> **Written problem**:
Starting at the top of the listing, extract every line up to and including the one with "const yGrid = [0,0.25,0.4,0.5,1];". Pictures stay out of the copy.

> **Material**:

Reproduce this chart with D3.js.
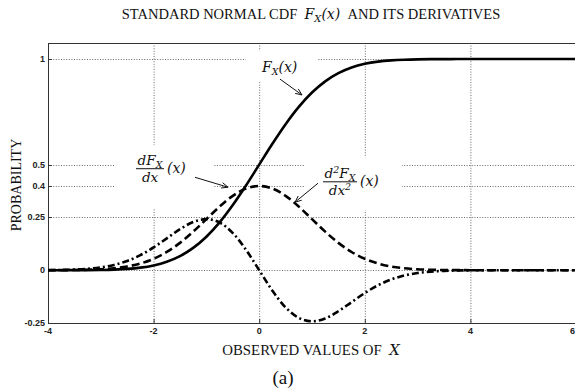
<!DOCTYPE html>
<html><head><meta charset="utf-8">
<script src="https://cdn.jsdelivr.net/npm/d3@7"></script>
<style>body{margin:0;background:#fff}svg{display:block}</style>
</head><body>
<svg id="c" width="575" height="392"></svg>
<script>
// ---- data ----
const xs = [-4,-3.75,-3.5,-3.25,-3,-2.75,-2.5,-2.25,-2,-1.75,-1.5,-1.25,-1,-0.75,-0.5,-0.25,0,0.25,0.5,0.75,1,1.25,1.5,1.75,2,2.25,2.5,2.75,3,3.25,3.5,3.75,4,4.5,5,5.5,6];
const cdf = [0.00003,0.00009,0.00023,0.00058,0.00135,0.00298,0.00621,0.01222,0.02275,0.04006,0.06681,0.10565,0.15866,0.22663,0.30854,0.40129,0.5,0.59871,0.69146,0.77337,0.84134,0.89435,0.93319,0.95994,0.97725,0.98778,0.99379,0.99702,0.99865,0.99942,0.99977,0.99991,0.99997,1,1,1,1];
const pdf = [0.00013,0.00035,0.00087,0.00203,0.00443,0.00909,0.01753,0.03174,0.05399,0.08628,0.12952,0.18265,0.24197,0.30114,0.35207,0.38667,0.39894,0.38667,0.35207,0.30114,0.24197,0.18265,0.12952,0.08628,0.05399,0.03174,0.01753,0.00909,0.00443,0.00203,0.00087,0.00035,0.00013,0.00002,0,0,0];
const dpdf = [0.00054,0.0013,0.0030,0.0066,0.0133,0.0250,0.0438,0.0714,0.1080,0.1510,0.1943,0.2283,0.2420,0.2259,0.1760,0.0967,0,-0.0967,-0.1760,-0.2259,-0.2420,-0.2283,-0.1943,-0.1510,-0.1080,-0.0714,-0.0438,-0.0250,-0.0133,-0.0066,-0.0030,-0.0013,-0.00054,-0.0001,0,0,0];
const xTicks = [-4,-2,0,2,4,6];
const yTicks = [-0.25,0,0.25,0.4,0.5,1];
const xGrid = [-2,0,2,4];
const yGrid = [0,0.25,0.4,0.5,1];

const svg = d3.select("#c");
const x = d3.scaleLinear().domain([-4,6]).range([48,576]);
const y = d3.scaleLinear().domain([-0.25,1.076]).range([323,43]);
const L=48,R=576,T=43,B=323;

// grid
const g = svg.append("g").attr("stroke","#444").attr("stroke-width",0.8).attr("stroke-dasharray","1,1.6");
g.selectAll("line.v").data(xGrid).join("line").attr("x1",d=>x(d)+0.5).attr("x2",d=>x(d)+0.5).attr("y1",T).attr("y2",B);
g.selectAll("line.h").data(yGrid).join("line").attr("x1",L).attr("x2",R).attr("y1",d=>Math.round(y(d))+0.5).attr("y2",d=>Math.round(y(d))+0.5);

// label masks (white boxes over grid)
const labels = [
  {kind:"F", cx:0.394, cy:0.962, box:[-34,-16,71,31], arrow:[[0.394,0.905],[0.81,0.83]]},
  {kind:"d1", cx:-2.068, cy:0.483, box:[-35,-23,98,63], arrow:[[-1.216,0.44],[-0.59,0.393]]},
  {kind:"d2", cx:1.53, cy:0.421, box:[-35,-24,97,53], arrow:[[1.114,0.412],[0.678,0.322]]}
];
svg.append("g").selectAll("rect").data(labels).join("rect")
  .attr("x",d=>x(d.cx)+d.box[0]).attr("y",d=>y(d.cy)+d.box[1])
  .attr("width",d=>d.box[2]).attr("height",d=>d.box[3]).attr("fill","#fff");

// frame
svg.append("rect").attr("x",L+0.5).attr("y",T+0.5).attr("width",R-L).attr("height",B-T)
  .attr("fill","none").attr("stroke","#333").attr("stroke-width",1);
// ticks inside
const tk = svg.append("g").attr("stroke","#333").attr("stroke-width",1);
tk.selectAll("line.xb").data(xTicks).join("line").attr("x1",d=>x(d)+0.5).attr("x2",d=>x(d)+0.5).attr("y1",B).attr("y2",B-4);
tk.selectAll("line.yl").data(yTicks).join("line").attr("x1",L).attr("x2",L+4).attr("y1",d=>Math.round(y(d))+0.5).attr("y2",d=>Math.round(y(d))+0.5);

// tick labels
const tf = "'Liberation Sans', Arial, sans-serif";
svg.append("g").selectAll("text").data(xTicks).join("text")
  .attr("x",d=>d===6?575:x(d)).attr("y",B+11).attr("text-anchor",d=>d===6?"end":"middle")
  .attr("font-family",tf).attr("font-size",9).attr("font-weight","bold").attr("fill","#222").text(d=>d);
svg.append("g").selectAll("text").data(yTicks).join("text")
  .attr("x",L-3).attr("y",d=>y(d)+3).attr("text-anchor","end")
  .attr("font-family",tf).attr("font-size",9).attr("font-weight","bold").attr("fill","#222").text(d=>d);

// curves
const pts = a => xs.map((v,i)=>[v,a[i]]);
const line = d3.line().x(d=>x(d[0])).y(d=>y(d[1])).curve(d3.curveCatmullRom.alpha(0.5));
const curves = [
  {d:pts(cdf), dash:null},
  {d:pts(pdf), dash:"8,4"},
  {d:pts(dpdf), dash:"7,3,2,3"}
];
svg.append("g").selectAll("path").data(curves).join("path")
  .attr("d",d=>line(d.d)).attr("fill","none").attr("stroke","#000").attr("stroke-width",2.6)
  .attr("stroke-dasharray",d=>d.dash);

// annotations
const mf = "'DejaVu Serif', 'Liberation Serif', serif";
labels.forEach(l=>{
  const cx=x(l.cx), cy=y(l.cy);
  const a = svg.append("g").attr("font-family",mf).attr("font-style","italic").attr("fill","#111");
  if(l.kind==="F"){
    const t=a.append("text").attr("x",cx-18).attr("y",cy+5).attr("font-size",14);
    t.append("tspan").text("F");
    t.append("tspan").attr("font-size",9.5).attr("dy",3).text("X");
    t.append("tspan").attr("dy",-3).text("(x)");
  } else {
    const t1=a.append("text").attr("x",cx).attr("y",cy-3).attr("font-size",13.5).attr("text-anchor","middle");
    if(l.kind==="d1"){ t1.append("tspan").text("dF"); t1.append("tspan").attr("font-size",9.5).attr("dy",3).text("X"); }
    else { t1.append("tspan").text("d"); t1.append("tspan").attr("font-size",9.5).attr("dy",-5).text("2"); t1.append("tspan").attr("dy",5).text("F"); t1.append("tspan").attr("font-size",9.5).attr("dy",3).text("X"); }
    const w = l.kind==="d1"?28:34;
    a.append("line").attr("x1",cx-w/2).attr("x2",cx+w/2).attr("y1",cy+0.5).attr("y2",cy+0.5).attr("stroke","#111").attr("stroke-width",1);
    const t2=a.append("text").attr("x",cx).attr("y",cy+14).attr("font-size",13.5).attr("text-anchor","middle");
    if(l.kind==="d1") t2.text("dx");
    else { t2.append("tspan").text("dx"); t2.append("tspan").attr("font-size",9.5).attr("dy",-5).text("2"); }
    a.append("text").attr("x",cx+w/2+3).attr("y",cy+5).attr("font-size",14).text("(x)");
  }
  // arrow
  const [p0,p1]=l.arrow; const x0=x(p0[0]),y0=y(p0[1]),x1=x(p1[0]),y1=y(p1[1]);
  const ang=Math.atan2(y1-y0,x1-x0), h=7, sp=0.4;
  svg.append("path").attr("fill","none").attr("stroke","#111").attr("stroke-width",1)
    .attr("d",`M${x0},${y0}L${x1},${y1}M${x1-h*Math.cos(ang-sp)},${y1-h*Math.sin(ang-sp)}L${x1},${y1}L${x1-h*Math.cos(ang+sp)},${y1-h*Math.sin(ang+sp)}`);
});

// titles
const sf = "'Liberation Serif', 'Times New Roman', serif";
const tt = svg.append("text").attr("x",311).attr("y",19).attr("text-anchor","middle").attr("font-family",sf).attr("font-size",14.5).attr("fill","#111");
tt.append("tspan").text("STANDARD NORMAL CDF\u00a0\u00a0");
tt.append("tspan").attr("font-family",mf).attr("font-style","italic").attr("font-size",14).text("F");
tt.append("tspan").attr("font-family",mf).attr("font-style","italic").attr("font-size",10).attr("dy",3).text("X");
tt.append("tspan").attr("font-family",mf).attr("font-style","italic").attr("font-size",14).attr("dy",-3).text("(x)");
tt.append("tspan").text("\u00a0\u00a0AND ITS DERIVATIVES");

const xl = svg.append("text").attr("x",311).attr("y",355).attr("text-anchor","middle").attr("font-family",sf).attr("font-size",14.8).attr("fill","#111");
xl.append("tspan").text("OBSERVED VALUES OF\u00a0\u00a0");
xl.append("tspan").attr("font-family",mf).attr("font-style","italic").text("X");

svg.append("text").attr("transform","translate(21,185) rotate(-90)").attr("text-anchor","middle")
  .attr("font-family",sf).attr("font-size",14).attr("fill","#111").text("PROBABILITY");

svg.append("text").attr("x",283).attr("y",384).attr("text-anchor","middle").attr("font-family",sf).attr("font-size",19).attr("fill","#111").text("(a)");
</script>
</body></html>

> **Task output**:
Reproduce this chart with D3.js.
<!DOCTYPE html>
<html><head><meta charset="utf-8">
<script src="https://cdn.jsdelivr.net/npm/d3@7"></script>
<style>body{margin:0;background:#fff}svg{display:block}</style>
</head><body>
<svg id="c" width="575" height="392"></svg>
<script>
// ---- data ----
const xs = [-4,-3.75,-3.5,-3.25,-3,-2.75,-2.5,-2.25,-2,-1.75,-1.5,-1.25,-1,-0.75,-0.5,-0.25,0,0.25,0.5,0.75,1,1.25,1.5,1.75,2,2.25,2.5,2.75,3,3.25,3.5,3.75,4,4.5,5,5.5,6];
const cdf = [0.00003,0.00009,0.00023,0.00058,0.00135,0.00298,0.00621,0.01222,0.02275,0.04006,0.06681,0.10565,0.15866,0.22663,0.30854,0.40129,0.5,0.59871,0.69146,0.77337,0.84134,0.89435,0.93319,0.95994,0.97725,0.98778,0.99379,0.99702,0.99865,0.99942,0.99977,0.99991,0.99997,1,1,1,1];
const pdf = [0.00013,0.00035,0.00087,0.00203,0.00443,0.00909,0.01753,0.03174,0.05399,0.08628,0.12952,0.18265,0.24197,0.30114,0.35207,0.38667,0.39894,0.38667,0.35207,0.30114,0.24197,0.18265,0.12952,0.08628,0.05399,0.03174,0.01753,0.00909,0.00443,0.00203,0.00087,0.00035,0.00013,0.00002,0,0,0];
const dpdf = [0.00054,0.0013,0.0030,0.0066,0.0133,0.0250,0.0438,0.0714,0.1080,0.1510,0.1943,0.2283,0.2420,0.2259,0.1760,0.0967,0,-0.0967,-0.1760,-0.2259,-0.2420,-0.2283,-0.1943,-0.1510,-0.1080,-0.0714,-0.0438,-0.0250,-0.0133,-0.0066,-0.0030,-0.0013,-0.00054,-0.0001,0,0,0];
const xTicks = [-4,-2,0,2,4,6];
const yTicks = [-0.25,0,0.25,0.4,0.5,1];
const xGrid = [-2,0,2,4];
const yGrid = [0,0.25,0.4,0.5,1];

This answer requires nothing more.